**Given task**
Retype the lines beneath this one, from the first through the line containing "return np.interp(v, [0]". Pictures are left out.

**Stored data**
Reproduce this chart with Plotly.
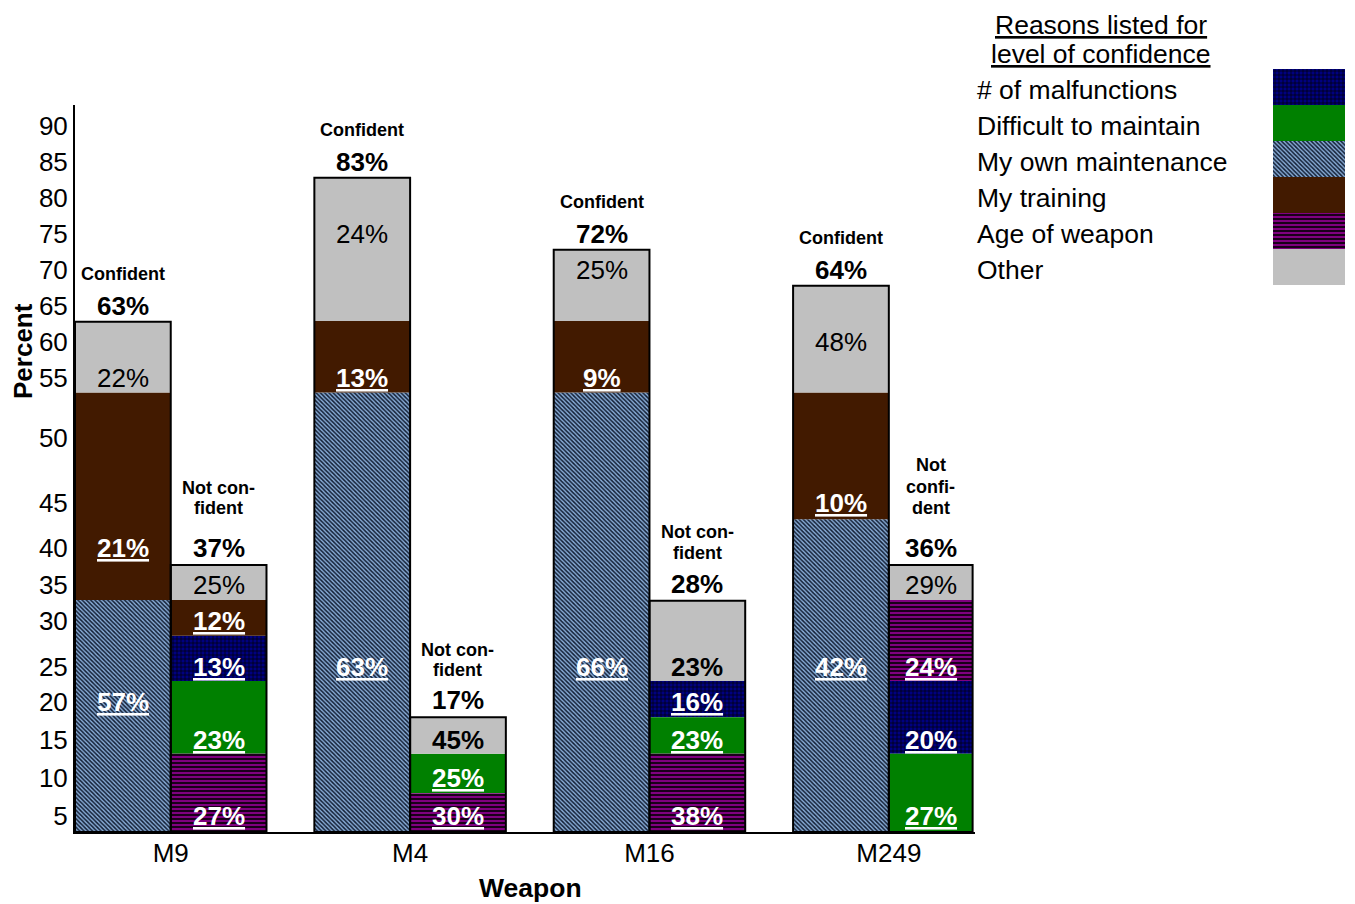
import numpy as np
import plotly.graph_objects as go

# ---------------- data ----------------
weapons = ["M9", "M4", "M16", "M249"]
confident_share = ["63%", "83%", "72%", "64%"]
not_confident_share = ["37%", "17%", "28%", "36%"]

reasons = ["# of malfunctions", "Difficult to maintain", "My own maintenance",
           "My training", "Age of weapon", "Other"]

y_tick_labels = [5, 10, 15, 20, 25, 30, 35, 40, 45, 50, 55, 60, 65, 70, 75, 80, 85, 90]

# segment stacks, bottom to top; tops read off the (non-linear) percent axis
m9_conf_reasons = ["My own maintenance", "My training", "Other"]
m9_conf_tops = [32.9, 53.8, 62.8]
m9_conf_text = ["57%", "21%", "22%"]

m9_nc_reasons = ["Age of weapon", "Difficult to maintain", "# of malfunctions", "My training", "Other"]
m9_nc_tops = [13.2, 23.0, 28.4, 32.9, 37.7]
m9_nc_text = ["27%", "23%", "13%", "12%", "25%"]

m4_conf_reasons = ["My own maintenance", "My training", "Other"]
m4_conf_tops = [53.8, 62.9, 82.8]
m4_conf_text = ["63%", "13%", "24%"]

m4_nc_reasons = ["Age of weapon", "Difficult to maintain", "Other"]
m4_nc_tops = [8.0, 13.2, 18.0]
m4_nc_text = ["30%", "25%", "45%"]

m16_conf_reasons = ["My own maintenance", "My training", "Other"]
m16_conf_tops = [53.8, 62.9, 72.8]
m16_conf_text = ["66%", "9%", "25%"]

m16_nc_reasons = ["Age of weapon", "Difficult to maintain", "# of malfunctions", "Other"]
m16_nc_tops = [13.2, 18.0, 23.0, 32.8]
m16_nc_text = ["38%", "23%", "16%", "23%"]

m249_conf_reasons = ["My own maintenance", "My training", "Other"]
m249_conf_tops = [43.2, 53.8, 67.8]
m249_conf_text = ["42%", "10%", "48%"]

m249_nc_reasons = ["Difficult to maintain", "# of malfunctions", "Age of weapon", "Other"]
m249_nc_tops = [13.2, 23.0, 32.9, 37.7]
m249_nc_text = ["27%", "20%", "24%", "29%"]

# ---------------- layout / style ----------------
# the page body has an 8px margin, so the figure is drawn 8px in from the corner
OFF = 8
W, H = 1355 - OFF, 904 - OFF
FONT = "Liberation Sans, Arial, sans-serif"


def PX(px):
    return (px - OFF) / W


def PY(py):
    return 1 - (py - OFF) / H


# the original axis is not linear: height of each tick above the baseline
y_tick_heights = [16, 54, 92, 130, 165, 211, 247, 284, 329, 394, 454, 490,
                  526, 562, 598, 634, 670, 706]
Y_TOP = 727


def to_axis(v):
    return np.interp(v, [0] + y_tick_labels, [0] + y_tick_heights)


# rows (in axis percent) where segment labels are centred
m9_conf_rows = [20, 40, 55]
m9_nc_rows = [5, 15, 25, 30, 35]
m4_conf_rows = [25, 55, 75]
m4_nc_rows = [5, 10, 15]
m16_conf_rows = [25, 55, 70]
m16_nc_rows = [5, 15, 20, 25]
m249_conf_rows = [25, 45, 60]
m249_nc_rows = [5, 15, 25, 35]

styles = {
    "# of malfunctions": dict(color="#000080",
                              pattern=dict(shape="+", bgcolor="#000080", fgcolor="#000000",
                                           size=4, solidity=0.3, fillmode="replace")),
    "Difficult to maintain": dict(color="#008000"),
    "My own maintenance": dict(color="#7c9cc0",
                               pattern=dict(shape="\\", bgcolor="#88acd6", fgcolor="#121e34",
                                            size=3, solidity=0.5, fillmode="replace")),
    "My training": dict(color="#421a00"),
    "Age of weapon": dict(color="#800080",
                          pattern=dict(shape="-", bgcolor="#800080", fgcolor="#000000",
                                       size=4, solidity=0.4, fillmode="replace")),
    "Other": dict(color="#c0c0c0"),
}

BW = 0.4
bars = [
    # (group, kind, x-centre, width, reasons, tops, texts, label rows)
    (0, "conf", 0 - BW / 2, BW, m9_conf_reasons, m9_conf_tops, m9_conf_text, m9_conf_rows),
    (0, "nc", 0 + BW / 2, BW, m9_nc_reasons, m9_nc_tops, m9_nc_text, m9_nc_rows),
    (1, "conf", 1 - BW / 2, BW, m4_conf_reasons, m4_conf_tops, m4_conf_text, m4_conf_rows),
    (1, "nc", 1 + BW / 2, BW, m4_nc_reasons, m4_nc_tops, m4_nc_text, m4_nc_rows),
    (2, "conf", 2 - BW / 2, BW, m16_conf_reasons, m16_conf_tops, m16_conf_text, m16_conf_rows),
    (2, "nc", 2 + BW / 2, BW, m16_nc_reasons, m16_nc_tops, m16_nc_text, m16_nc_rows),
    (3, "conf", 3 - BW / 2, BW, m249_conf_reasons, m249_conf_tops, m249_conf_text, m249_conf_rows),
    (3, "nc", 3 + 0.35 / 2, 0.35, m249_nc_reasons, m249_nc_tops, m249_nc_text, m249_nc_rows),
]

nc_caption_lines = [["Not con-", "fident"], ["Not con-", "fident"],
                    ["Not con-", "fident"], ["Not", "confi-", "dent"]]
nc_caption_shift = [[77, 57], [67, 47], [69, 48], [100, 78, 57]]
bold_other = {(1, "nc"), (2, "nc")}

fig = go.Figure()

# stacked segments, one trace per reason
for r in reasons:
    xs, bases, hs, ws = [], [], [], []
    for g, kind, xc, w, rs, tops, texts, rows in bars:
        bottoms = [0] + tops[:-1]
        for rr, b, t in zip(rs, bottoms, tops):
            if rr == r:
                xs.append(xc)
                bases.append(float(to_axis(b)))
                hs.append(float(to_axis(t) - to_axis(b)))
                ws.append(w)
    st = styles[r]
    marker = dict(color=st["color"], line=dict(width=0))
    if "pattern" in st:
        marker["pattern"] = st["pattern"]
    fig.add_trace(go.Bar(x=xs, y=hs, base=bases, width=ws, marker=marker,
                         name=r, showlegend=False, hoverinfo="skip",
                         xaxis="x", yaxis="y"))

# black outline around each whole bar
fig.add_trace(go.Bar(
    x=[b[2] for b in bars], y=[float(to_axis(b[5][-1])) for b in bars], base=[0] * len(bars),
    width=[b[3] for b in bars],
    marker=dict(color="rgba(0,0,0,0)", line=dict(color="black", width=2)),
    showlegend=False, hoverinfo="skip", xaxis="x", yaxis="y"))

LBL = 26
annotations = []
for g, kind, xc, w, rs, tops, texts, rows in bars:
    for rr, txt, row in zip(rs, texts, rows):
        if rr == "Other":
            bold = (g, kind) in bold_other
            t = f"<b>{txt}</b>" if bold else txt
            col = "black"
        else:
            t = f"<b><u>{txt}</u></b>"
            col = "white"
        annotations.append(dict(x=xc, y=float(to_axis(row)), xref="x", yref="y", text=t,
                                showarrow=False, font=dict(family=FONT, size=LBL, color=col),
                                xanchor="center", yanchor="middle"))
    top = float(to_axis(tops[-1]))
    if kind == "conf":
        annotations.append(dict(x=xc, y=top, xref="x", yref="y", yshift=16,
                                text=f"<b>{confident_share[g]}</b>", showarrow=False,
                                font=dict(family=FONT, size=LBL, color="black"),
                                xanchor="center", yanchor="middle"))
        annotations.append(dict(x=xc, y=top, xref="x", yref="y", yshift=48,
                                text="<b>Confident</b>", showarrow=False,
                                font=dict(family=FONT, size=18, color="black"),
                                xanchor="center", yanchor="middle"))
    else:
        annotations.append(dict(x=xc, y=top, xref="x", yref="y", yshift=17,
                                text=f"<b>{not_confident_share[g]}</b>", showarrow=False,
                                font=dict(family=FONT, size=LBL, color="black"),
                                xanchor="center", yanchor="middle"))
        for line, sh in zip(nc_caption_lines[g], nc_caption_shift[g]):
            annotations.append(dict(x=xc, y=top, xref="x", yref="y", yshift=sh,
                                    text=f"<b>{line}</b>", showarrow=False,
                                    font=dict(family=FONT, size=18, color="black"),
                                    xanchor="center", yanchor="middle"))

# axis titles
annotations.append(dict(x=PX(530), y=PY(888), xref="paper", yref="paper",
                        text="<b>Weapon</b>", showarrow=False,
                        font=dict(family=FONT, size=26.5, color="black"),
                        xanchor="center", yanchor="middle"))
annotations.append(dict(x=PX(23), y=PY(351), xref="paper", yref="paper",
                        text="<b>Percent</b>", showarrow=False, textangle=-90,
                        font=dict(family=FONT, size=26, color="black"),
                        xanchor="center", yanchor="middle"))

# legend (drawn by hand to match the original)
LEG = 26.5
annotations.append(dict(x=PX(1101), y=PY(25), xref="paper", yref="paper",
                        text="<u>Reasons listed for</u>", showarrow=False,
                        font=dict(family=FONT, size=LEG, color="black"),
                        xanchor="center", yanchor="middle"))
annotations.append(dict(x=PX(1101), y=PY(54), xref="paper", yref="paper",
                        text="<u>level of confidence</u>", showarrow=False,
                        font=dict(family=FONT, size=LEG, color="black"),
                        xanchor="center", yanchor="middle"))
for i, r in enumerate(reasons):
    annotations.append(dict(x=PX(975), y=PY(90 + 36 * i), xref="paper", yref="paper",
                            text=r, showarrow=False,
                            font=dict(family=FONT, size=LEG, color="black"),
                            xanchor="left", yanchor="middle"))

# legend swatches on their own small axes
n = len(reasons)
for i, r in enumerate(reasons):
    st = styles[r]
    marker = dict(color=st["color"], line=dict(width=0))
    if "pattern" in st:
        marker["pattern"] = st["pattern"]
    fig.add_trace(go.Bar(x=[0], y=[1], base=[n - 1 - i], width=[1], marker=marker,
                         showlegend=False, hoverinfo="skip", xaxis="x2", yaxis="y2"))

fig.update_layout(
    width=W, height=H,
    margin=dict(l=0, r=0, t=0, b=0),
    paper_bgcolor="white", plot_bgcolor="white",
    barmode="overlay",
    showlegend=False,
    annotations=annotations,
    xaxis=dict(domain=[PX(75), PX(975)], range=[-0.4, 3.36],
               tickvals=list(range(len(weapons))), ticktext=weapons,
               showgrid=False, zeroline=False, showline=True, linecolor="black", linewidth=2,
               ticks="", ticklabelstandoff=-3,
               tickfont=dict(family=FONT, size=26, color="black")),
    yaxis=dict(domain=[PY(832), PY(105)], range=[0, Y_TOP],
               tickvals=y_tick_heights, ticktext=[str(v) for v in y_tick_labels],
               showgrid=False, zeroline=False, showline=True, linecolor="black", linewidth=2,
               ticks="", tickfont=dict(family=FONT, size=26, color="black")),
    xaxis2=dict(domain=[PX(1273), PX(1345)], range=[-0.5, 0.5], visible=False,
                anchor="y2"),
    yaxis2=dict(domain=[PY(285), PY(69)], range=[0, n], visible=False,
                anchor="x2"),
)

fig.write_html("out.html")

**Output**
Reproduce this chart with Plotly.
import numpy as np
import plotly.graph_objects as go

# ---------------- data ----------------
weapons = ["M9", "M4", "M16", "M249"]
confident_share = ["63%", "83%", "72%", "64%"]
not_confident_share = ["37%", "17%", "28%", "36%"]

reasons = ["# of malfunctions", "Difficult to maintain", "My own maintenance",
           "My training", "Age of weapon", "Other"]

y_tick_labels = [5, 10, 15, 20, 25, 30, 35, 40, 45, 50, 55, 60, 65, 70, 75, 80, 85, 90]

# segment stacks, bottom to top; tops read off the (non-linear) percent axis
m9_conf_reasons = ["My own maintenance", "My training", "Other"]
m9_conf_tops = [32.9, 53.8, 62.8]
m9_conf_text = ["57%", "21%", "22%"]

m9_nc_reasons = ["Age of weapon", "Difficult to maintain", "# of malfunctions", "My training", "Other"]
m9_nc_tops = [13.2, 23.0, 28.4, 32.9, 37.7]
m9_nc_text = ["27%", "23%", "13%", "12%", "25%"]

m4_conf_reasons = ["My own maintenance", "My training", "Other"]
m4_conf_tops = [53.8, 62.9, 82.8]
m4_conf_text = ["63%", "13%", "24%"]

m4_nc_reasons = ["Age of weapon", "Difficult to maintain", "Other"]
m4_nc_tops = [8.0, 13.2, 18.0]
m4_nc_text = ["30%", "25%", "45%"]

m16_conf_reasons = ["My own maintenance", "My training", "Other"]
m16_conf_tops = [53.8, 62.9, 72.8]
m16_conf_text = ["66%", "9%", "25%"]

m16_nc_reasons = ["Age of weapon", "Difficult to maintain", "# of malfunctions", "Other"]
m16_nc_tops = [13.2, 18.0, 23.0, 32.8]
m16_nc_text = ["38%", "23%", "16%", "23%"]

m249_conf_reasons = ["My own maintenance", "My training", "Other"]
m249_conf_tops = [43.2, 53.8, 67.8]
m249_conf_text = ["42%", "10%", "48%"]

m249_nc_reasons = ["Difficult to maintain", "# of malfunctions", "Age of weapon", "Other"]
m249_nc_tops = [13.2, 23.0, 32.9, 37.7]
m249_nc_text = ["27%", "20%", "24%", "29%"]

# ---------------- layout / style ----------------
# the page body has an 8px margin, so the figure is drawn 8px in from the corner
OFF = 8
W, H = 1355 - OFF, 904 - OFF
FONT = "Liberation Sans, Arial, sans-serif"


def PX(px):
    return (px - OFF) / W


def PY(py):
    return 1 - (py - OFF) / H


# the original axis is not linear: height of each tick above the baseline
y_tick_heights = [16, 54, 92, 130, 165, 211, 247, 284, 329, 394, 454, 490,
                  526, 562, 598, 634, 670, 706]
Y_TOP = 727


def to_axis(v):
    return np.interp(v, [0] + y_tick_labels, [0] + y_tick_heights)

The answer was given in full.